WHAT YOU WILL DO
Repeat verbatim only the lines from the opening of the material below through the one that contains "Self-Play Training Algorithm</text>".

INFORMATION SUPPLIED
════
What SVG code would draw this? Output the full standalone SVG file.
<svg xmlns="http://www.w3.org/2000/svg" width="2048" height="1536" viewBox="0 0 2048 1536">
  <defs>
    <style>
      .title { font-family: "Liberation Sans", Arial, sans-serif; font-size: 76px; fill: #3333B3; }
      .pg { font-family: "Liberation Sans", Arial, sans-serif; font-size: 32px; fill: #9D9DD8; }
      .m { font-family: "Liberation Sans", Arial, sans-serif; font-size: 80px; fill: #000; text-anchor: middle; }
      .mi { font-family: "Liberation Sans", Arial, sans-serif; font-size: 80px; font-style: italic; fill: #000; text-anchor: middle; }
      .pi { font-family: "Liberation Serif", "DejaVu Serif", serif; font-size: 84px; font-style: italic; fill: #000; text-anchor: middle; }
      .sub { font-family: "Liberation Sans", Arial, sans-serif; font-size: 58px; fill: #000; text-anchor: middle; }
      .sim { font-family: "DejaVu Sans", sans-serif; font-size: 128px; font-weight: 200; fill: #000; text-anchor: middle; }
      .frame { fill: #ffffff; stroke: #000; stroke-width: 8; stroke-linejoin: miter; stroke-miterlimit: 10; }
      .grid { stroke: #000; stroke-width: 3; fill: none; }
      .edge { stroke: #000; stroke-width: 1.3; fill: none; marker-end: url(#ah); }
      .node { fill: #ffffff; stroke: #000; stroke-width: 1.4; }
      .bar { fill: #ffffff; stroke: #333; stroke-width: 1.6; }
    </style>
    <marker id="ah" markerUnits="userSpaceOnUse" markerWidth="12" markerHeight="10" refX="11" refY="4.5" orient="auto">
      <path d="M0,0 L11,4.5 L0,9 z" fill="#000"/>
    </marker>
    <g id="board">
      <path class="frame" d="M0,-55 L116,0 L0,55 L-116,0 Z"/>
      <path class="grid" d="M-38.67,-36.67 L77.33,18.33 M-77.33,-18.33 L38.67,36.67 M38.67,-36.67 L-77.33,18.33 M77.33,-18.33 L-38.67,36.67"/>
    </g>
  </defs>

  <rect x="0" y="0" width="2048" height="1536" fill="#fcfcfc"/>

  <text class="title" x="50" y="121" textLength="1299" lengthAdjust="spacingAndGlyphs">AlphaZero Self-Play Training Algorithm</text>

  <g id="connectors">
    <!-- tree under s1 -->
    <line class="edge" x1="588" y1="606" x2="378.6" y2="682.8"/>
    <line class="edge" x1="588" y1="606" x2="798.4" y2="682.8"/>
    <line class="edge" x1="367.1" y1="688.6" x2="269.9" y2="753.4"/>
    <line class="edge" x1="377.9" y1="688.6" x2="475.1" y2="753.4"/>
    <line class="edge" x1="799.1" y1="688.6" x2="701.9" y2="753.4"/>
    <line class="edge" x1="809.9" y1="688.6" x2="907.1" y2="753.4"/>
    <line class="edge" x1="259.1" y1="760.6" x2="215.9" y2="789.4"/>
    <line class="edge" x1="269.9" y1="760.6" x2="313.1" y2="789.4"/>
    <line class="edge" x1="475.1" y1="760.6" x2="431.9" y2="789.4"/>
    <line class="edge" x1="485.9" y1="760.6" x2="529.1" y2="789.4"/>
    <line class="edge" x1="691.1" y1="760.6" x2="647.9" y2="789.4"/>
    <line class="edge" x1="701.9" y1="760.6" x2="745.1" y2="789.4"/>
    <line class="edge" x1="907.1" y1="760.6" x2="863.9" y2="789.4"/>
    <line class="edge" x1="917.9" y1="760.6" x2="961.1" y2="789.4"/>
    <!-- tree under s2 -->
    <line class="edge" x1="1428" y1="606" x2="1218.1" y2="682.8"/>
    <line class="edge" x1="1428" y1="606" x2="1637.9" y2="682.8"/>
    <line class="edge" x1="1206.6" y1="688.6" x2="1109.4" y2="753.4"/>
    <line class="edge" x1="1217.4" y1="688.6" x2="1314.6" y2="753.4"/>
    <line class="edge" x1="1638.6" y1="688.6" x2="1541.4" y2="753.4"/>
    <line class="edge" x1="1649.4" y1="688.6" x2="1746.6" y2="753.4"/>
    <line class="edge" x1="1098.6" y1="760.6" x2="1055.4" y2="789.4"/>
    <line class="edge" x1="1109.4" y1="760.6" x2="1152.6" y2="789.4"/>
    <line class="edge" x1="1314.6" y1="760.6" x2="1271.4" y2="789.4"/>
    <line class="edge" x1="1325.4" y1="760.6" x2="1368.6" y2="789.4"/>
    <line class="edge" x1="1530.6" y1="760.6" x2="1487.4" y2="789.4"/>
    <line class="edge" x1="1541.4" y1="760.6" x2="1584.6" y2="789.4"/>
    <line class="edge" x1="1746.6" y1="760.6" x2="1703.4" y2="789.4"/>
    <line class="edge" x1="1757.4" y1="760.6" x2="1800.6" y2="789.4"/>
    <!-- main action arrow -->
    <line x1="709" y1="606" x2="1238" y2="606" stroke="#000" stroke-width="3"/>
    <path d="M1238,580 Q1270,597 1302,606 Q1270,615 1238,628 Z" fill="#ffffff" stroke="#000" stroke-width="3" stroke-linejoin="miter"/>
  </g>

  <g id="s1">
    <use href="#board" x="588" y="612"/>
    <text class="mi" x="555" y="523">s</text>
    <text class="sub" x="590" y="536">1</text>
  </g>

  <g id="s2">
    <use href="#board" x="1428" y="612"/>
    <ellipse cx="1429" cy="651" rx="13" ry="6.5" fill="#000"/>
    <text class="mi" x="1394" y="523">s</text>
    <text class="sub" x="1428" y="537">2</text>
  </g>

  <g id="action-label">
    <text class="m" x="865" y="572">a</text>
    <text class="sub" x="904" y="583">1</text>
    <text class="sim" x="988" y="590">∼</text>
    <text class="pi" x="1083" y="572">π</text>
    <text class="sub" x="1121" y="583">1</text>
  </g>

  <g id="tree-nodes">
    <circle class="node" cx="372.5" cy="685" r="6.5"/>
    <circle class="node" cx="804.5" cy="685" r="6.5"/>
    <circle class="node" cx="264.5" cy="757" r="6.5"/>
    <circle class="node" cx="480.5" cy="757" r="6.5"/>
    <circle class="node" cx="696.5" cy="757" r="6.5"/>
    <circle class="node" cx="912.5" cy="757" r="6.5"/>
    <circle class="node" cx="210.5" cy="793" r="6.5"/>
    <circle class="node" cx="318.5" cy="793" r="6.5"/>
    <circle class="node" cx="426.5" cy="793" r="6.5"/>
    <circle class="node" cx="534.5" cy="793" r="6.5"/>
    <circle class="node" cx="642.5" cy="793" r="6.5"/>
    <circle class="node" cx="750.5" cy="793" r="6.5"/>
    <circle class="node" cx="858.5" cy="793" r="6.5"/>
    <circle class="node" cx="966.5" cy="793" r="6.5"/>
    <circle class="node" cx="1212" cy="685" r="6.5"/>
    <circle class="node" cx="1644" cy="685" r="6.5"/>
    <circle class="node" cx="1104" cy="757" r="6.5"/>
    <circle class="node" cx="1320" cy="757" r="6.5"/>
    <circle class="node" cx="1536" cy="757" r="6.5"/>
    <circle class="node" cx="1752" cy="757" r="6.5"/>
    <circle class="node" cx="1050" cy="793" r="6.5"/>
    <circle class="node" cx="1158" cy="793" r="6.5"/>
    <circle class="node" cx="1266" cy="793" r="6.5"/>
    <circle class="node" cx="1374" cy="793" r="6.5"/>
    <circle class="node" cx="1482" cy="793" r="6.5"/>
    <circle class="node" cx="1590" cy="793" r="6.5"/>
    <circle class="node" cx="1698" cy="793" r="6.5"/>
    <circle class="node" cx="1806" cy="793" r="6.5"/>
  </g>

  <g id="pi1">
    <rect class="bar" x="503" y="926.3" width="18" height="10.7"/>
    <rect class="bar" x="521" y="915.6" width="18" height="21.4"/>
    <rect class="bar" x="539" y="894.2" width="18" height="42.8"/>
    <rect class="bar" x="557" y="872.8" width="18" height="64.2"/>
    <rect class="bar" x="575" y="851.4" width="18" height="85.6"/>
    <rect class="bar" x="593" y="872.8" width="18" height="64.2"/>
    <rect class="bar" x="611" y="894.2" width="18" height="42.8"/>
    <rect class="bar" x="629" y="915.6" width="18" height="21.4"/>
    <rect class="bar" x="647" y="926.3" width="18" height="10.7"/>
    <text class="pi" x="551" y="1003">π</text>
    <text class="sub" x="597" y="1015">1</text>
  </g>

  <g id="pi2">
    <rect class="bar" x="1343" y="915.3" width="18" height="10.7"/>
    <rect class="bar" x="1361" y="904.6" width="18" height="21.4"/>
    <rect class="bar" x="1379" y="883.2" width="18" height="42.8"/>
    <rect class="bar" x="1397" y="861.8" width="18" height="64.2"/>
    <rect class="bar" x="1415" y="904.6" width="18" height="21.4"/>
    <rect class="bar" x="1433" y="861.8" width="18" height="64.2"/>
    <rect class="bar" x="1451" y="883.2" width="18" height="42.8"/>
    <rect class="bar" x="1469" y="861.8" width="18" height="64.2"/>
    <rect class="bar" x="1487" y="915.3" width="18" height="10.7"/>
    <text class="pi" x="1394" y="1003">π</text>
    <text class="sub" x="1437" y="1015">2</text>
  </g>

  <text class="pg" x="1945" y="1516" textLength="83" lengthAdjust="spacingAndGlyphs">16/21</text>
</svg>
════
RESPONSE TO THE EXERCISE
What SVG code would draw this? Output the full standalone SVG file.
<svg xmlns="http://www.w3.org/2000/svg" width="2048" height="1536" viewBox="0 0 2048 1536">
  <defs>
    <style>
      .title { font-family: "Liberation Sans", Arial, sans-serif; font-size: 76px; fill: #3333B3; }
      .pg { font-family: "Liberation Sans", Arial, sans-serif; font-size: 32px; fill: #9D9DD8; }
      .m { font-family: "Liberation Sans", Arial, sans-serif; font-size: 80px; fill: #000; text-anchor: middle; }
      .mi { font-family: "Liberation Sans", Arial, sans-serif; font-size: 80px; font-style: italic; fill: #000; text-anchor: middle; }
      .pi { font-family: "Liberation Serif", "DejaVu Serif", serif; font-size: 84px; font-style: italic; fill: #000; text-anchor: middle; }
      .sub { font-family: "Liberation Sans", Arial, sans-serif; font-size: 58px; fill: #000; text-anchor: middle; }
      .sim { font-family: "DejaVu Sans", sans-serif; font-size: 128px; font-weight: 200; fill: #000; text-anchor: middle; }
      .frame { fill: #ffffff; stroke: #000; stroke-width: 8; stroke-linejoin: miter; stroke-miterlimit: 10; }
      .grid { stroke: #000; stroke-width: 3; fill: none; }
      .edge { stroke: #000; stroke-width: 1.3; fill: none; marker-end: url(#ah); }
      .node { fill: #ffffff; stroke: #000; stroke-width: 1.4; }
      .bar { fill: #ffffff; stroke: #333; stroke-width: 1.6; }
    </style>
    <marker id="ah" markerUnits="userSpaceOnUse" markerWidth="12" markerHeight="10" refX="11" refY="4.5" orient="auto">
      <path d="M0,0 L11,4.5 L0,9 z" fill="#000"/>
    </marker>
    <g id="board">
      <path class="frame" d="M0,-55 L116,0 L0,55 L-116,0 Z"/>
      <path class="grid" d="M-38.67,-36.67 L77.33,18.33 M-77.33,-18.33 L38.67,36.67 M38.67,-36.67 L-77.33,18.33 M77.33,-18.33 L-38.67,36.67"/>
    </g>
  </defs>

  <rect x="0" y="0" width="2048" height="1536" fill="#fcfcfc"/>

  <text class="title" x="50" y="121" textLength="1299" lengthAdjust="spacingAndGlyphs">AlphaZero Self-Play Training Algorithm</text>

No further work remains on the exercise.